SPONTANEOUS SWITCHING BETWEEN ORTHO - AND ANTIDROMIC SPIKING AS THE NORMAL
MODE OF FIRING IN THE CEREBRAL GIANT NEURONS OF FREELY BEHAVING LYMNAEA
Jansen, Rene F., Anton W. Pieneman and Andries ter Maat.
Graduate School Neurosciences Amsterdam, Research Institute Neurosciences
Vrije Universiteit, Faculty of Biology, De Boelelaan 1087, 1081 HV
Amsterdam,The Netherlands, Tel: +31-20-4447094, Fax:+31-20-4447123, email:
APStracts 3:0184N, 1996.
SUMMARY AND CONCLUSIONS
1. Action potential generation at sites remote from the cell body leads to
antidromic firing, and occurs in a wide variety of animals and experimental
circumstances. Remote sites of spike generation may play a role in the
functional subdivision of the axonal branches of a neuron, and are also
thought to play a role in synaptic integration. 2. Spontaneous ortho- and
antidromic firing was investigated by recording the electrical activity of
somata and axons of a pair of identified giant neurons (Cerebral Giant Cells;
CGCs) in freely behaving animals. 3. At the soma of each CGC the shape of the
extracellular action potential was not constant, but jumped between two well
defined levels. Subsequent recordings of synchronous firing in both cell
bodies showed that the shape of the extracellular action potential depended on
the firing sequence of the two CGCs. 4. Simultaneous recordings of the cell
body and the main axon of a single CGC showed that spontaneous changes in the
direction of spike conduction (orthodromic or antidromic) occurred. These
changes in the direction of spike conduction coincided with the changes in the
shapes of the extracellular action potentials recorded from the somata. 5.

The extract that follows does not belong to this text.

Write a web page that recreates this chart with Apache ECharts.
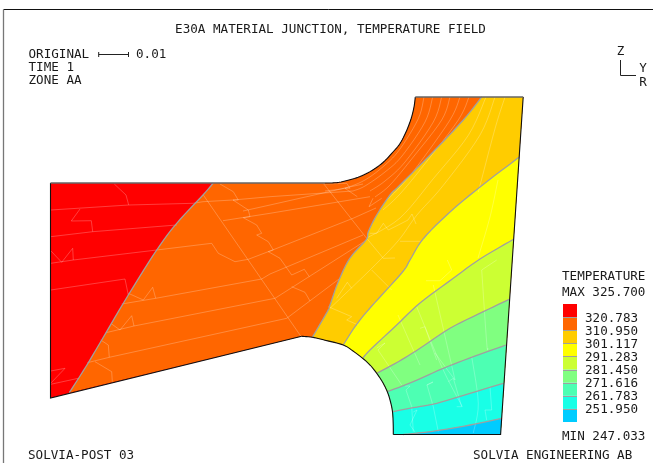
<!DOCTYPE html>
<html><head><meta charset="utf-8">
<style>html,body{margin:0;padding:0;background:#fff}#c{width:653px;height:463px}</style>
<script src="https://cdn.jsdelivr.net/npm/echarts@6/dist/echarts.min.js"></script>
</head><body><div id="c"></div>
<script>
// Model outline pieces, in picture-space axis units
const topArc = [[325,183],[337,182.6],[349,180],[360,176.5],[372,170.5],[383,162.5],[393,152],[400,143.5],[406,132],[411,119],[414,107],[415.3,97]];
const holeArc = [[393.3,434.5],[393.2,424],[392.5,411.7],[390.3,401],[387.3,391.7],[382.5,382],[376.7,373.3],[370.5,365.5],[362.7,358.3],[353,351],[343.3,345],[325,340.2],[312.3,337.3],[301.7,336.3]];
const corners = { leftTop:[50.5,183], leftBottom:[50.5,398], topRight:[523.2,97], bottomRight:[500.6,434.5] };

// Contour lines (outer edge -> hole)
const iso320 = [[213.3,183],[203,195],[176.7,223.3],[156.7,250],[128.3,295],[101.7,340],[86,366.5],[69.3,392.7]];
const iso311 = [[481.7,97],[463.3,120],[433,152],[400,185],[390,195],[376.7,215],[368.3,231.7],[366,240],[350,258],[338.3,281.7],[330,305],[327.3,311.7],[312.3,337.3]];
const iso301 = [[519,157.3],[480,187],[450,212],[423.3,238.7],[410,260],[401.7,273],[370,308],[355,326.7],[343.3,345]];
const iso291 = [[513.5,239.3],[480,259],[453.3,278.3],[420,303],[396.7,325],[370,350],[362.7,358.3]];
const iso281 = [[509.3,299.3],[483.3,311.7],[450,328.3],[420,348.3],[398.3,361.7],[376.7,373.3]];
const iso272 = [[505.9,345],[473.3,356.7],[443.3,368.3],[413.3,381.7],[387.3,391.7]];
const iso262 = [[503.4,383.3],[470,393.3],[436.7,403.3],[413.3,407.7],[392.5,411.7]];
const iso252 = [[501.6,418.3],[470,425],[436.7,430.7],[415,433.3],[403,434.5]];

// Bands
const bandColors = ['#ff0000','#ff6600','#ffcc00','#ffff00','#ccff33','#80ff80','#4dffb3','#19ffe6','#00ccff'];
const legendValues = ['320.783','310.950','301.117','291.283','281.450','271.616','261.783','251.950'];

// Element mesh traces: straight/stepped edges
const meshLines = [
 [[114.3,184],[126,195],[128.7,205]],
 [[50.7,210],[128.7,205],[193,203.3],[203,201.7],[233,200],[270,196.7],[353,191]],
 [[80,209],[71.3,221],[91.3,220.7],[92.7,231.7]],
 [[50.7,236.7],[92.7,231.7],[176.7,225]],
 [[50.7,250.7],[61.7,262.3],[72.7,248.3],[73.3,260]],
 [[50.7,263.3],[73.3,260],[156.7,250],[211.7,243.3],[218.3,253.3],[235,261.7],[248.3,259.3],[270,251],[353,218.3],[376,208]],
 [[50.7,290],[125,279],[128.3,295]],
 [[50.7,371],[65,368.3],[50.7,383.3]],
 [[50.7,384.3],[78.3,378.3]],
 [[203.3,195],[300.7,336]],
 [[128.3,293.3],[143.3,300],[152.7,287.3],[155.7,298.3]],
 [[121.7,304],[155.7,298.3],[261.7,279],[270,274],[363,235]],
 [[111.7,324],[120,330],[131.7,315.7],[134,326]],
 [[106,332.7],[134,326],[275,298.3],[366.7,240]],
 [[100.7,340],[108.3,345],[109.3,357.3]],
 [[87.3,362.7],[109.3,357.3],[286.7,318.3],[340,278.3]],
 [[95,361.7],[111.7,371.7],[112.3,381.7]],
 [[220,184],[233.3,191.7],[238.3,200],[233,200],[248.3,210],[250,216.7],[243.3,217.7],[256.7,225],[261.7,233.3],[256.7,235],[268.3,241.7],[273.3,250],[268.3,251.7],[280,258.3],[291.7,275],[304.3,269.3],[309.3,276.7]],
 [[291.7,286.7],[305,292.3],[310,301]],
 [[223,220.7],[270,213.3],[370,196.7]],
 [[243,211],[270,205],[363,184]],
 [[323.3,183.3],[366.7,238.3],[383.3,258.3],[395,258]],
 [[325,184],[346.7,183.3],[350,188.3],[345,188.3],[357.3,196.7]],
 [[373,198.3],[369,206.7],[381.7,198.3]],
 [[336.7,298.3],[347.3,282.3],[351.7,288.3]],
 [[328.3,306.7],[351.7,316.7],[346.7,320],[358.3,325]],
 [[371.7,270],[391.7,290]],
 [[370,233.3],[376.7,233.3],[383.3,223.3],[388.3,230],[395,226.7],[408,220],[412,214],[416,224]],
 [[400,241.3],[421.7,241.3]],
 [[481.7,270],[496.7,260]],
 [[426,280.7],[440,280.7],[451.7,270],[447.3,260]],
 [[433.3,285],[455,380],[435,353]],
 [[420,328.3],[425,326.7],[436.7,360]],
 [[376.7,348],[385,343],[378,350],[401.7,385]],
 [[405,386],[410,386],[406,390],[411.7,406.7],[413.3,431.7]],
 [[426.7,385],[433,382],[427,385],[433.3,406.7],[438.3,431.7]],
 [[448.3,381.7],[453.3,378.3],[461.7,406.7],[456.7,406.7]],
 [[490,386.7],[491.7,410],[485,410],[486.7,420]],
 [[413.3,412],[417,410],[410,425],[415,432]]
];
// Element mesh traces: curved families
const meshCurves = [
 [[330,308.3],[370,270],[398,241],[416.7,215.3],[443.3,185.3],[480,135],[495,97]],
 [[366.7,238],[400,218],[433.3,178.7],[468.3,135.3],[486,97]],
 [[424,97],[418.3,118.7],[400,149],[385,165],[365,180],[345,188],[325,191]],
 [[432.7,97],[425,122],[402,156],[385,172],[365,186],[353,191]],
 [[441.7,97],[433.3,122],[405,162],[385,181],[370,191]],
 [[450,97],[441.7,120],[413.3,157],[390,185],[375,197]],
 [[460,97],[450,120],[416.7,167],[400,187],[385,202]],
 [[469,97],[458.3,120],[425,163.7],[400,194],[383,210]],
 [[505,97],[495,128.7],[478.3,192]],
 [[498,180],[490,217],[478,258]],
 [[481.7,270],[486.7,343],[488,348]],
 [[416.7,306.7],[441.7,366.7],[462.3,406.7]],
 [[398,315],[408,338],[420,365]],
 [[471.7,356.7],[478.3,403.3],[473.3,433]]
];

// Annotation strokes
const frameTop = [[3.5,9.5],[653,9.5]];
const frameLeft = [[3.5,9.5],[3.5,463]];
const scaleBar = [[98.7,54.5],[128.5,54.5]];
const scaleTickA = [[98.7,52],[98.7,57]];
const scaleTickB = [[128.5,52],[128.5,57]];
const axisCross = [[620.5,60],[620.5,75.5],[636,75.5]];

// Text
const titleText = 'E30A MATERIAL JUNCTION, TEMPERATURE FIELD';
const infoLines = ['ORIGINAL','TIME 1','ZONE AA'];
const scaleText = '0.01';
const legendTitle = ['TEMPERATURE','MAX 325.700'];
const legendMin = 'MIN 247.033';
const footerLeft = 'SOLVIA-POST 03';
const footerRight = 'SOLVIA ENGINEERING AB';

// Pen smoothing of the traced curves, for drawing only
const STEPS = 6;
const pen = (pts) => {
  const out = [];
  for (let i = 0; i < pts.length - 1; i++) {
    const a = pts[Math.max(i-1,0)], b = pts[i], c = pts[i+1], d = pts[Math.min(i+2,pts.length-1)];
    for (let s = 0; s < STEPS; s++) {
      const t = s/STEPS, t2 = t*t, t3 = t2*t;
      out.push([0,1].map(k => 0.5*(2*b[k] + (c[k]-a[k])*t + (2*a[k]-5*b[k]+4*c[k]-d[k])*t2 + (3*b[k]-a[k]-3*c[k]+d[k])*t3)));
    }
  }
  out.push(pts[pts.length-1]);
  return out;
};
const holePen = pen(holeArc), topPen = pen(topArc);
const hole = (iso) => {
  const end = iso[iso.length-1];
  const i = holeArc.findIndex(p => p[0] === end[0] && p[1] === end[1]);
  return holePen.slice(0, i*STEPS + 1).reverse();
};
const isoLines = [iso320,iso311,iso301,iso291,iso281,iso272,iso262,iso252].map(pen);
// Painter's-order fills: each band covers everything on the cool side of its contour
const fills = [
  [corners.leftTop].concat(topPen, [corners.topRight, corners.bottomRight], holePen, [corners.leftBottom]),
  isoLines[0].concat(holePen.slice().reverse(), [corners.bottomRight, corners.topRight], topPen.slice().reverse()),
  isoLines[1].concat(hole(iso311), [corners.bottomRight, corners.topRight]),
  isoLines[2].concat(hole(iso301), [corners.bottomRight]),
  isoLines[3].concat(hole(iso291), [corners.bottomRight]),
  isoLines[4].concat(hole(iso281), [corners.bottomRight]),
  isoLines[5].concat(hole(iso272), [corners.bottomRight]),
  isoLines[6].concat(hole(iso262), [corners.bottomRight]),
  isoLines[7].concat([corners.bottomRight])
];
const outlineDark = [[[50.5,183],[50.5,398],[301.7,336.3]], holePen, topPen, [corners.topRight, corners.bottomRight, [393.3,434.5]]];
const outlineTop = [[[50.5,183],[325,183]], [[415.3,97],[523.2,97]]];

const polySeries = (paths, shapeType, styleOf, z) => ({
  type:'custom', coordinateSystem:'cartesian2d', silent:true, animation:false, clip:false, z:z,
  data: paths.map((_, i) => [i]),
  renderItem: (params, api) => {
    const i = params.dataIndex;
    return { type:shapeType, shape:{ points: paths[i].map(p => api.coord(p)) }, style: styleOf(i) };
  }
});

const FONT = '12.6px "DejaVu Sans Mono", monospace';
const INK = '#1a1a1a';
const txt = (text, x, y, align) => ({ type:'text', silent:true, style:{ text, x, y, font:FONT, fill:INK, textAlign:align||'left', textVerticalAlign:'middle' } });

const legendTop = 304, legendStep = 13.11, legendX = 563, legendW = 14;
const graphics = [
  txt(titleText, 330.5, 30, 'center'),
  txt(infoLines[0], 28.5, 54.3), txt(infoLines[1], 28.5, 67.3), txt(infoLines[2], 28.5, 80.3),
  txt(scaleText, 136, 54.3),
  txt('Z', 620.5, 52, 'center'), txt('Y', 643, 69, 'center'), txt('R', 643, 83, 'center'),
  txt(legendTitle[0], 562, 276.7), txt(legendTitle[1], 562, 292.3),
  txt(legendMin, 562, 436.7),
  txt(footerLeft, 28, 455.5), txt(footerRight, 473, 455.5)
];
bandColors.forEach((c, i) => graphics.push({ type:'rect', silent:true,
  shape:{ x:legendX, y:legendTop+i*legendStep, width:legendW, height:legendStep }, style:{ fill:c } }));
legendValues.forEach((v, i) => {
  const y = Math.round(legendTop + (i+1)*legendStep) + 0.5;
  graphics.push({ type:'line', silent:true, shape:{ x1:legendX, y1:y, x2:legendX+legendW, y2:y }, style:{ stroke:'#a0a0a0', lineWidth:1 } });
  graphics.push(txt(v, 585, 319 + i*13.02));
});

const meshStyle = () => ({ fill:null, stroke:'rgba(255,255,255,0.3)', lineWidth:0.8 });
const chart = echarts.init(document.getElementById('c'), null, { renderer:'canvas' });
chart.setOption({
  animation:false,
  backgroundColor:'#ffffff',
  grid:{ left:0, right:0, top:0, bottom:0, containLabel:false },
  xAxis:{ type:'value', min:0, max:653, show:false },
  yAxis:{ type:'value', min:0, max:463, inverse:true, show:false },
  graphic:{ elements:graphics },
  series:[
    polySeries(fills, 'polygon', i => ({ fill:bandColors[i], stroke:null }), 1),
    polySeries(meshLines, 'polyline', meshStyle, 2),
    polySeries(meshCurves.map(pen), 'polyline', meshStyle, 2),
    polySeries(isoLines, 'polyline', () => ({ fill:null, stroke:'#a0a0a0', lineWidth:1.3 }), 3),
    polySeries(outlineDark, 'polyline', () => ({ fill:null, stroke:'#111', lineWidth:1.1 }), 4),
    polySeries(outlineTop, 'polyline', () => ({ fill:null, stroke:'#666', lineWidth:1.5 }), 4),
    polySeries([frameTop], 'polyline', () => ({ fill:null, stroke:'#111', lineWidth:1 }), 5),
    polySeries([frameLeft], 'polyline', () => ({ fill:null, stroke:'#777', lineWidth:1.3 }), 5),
    polySeries([scaleBar,scaleTickA,scaleTickB,axisCross], 'polyline', () => ({ fill:null, stroke:'#222', lineWidth:1 }), 5)
  ]
});
</script></body></html>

These results show that under physiological conditions spontaneous switching
occurs between ortho-and antidromic spiking in the CGCs, and that action
potential generation at sites remote from the cell body is a physiologically
relevant mechanism .
Received 3 June 1996; accepted in final form 28 August 1996.
APS Manuscript Number J443-6.
Article publication pending J. Neurophysiol.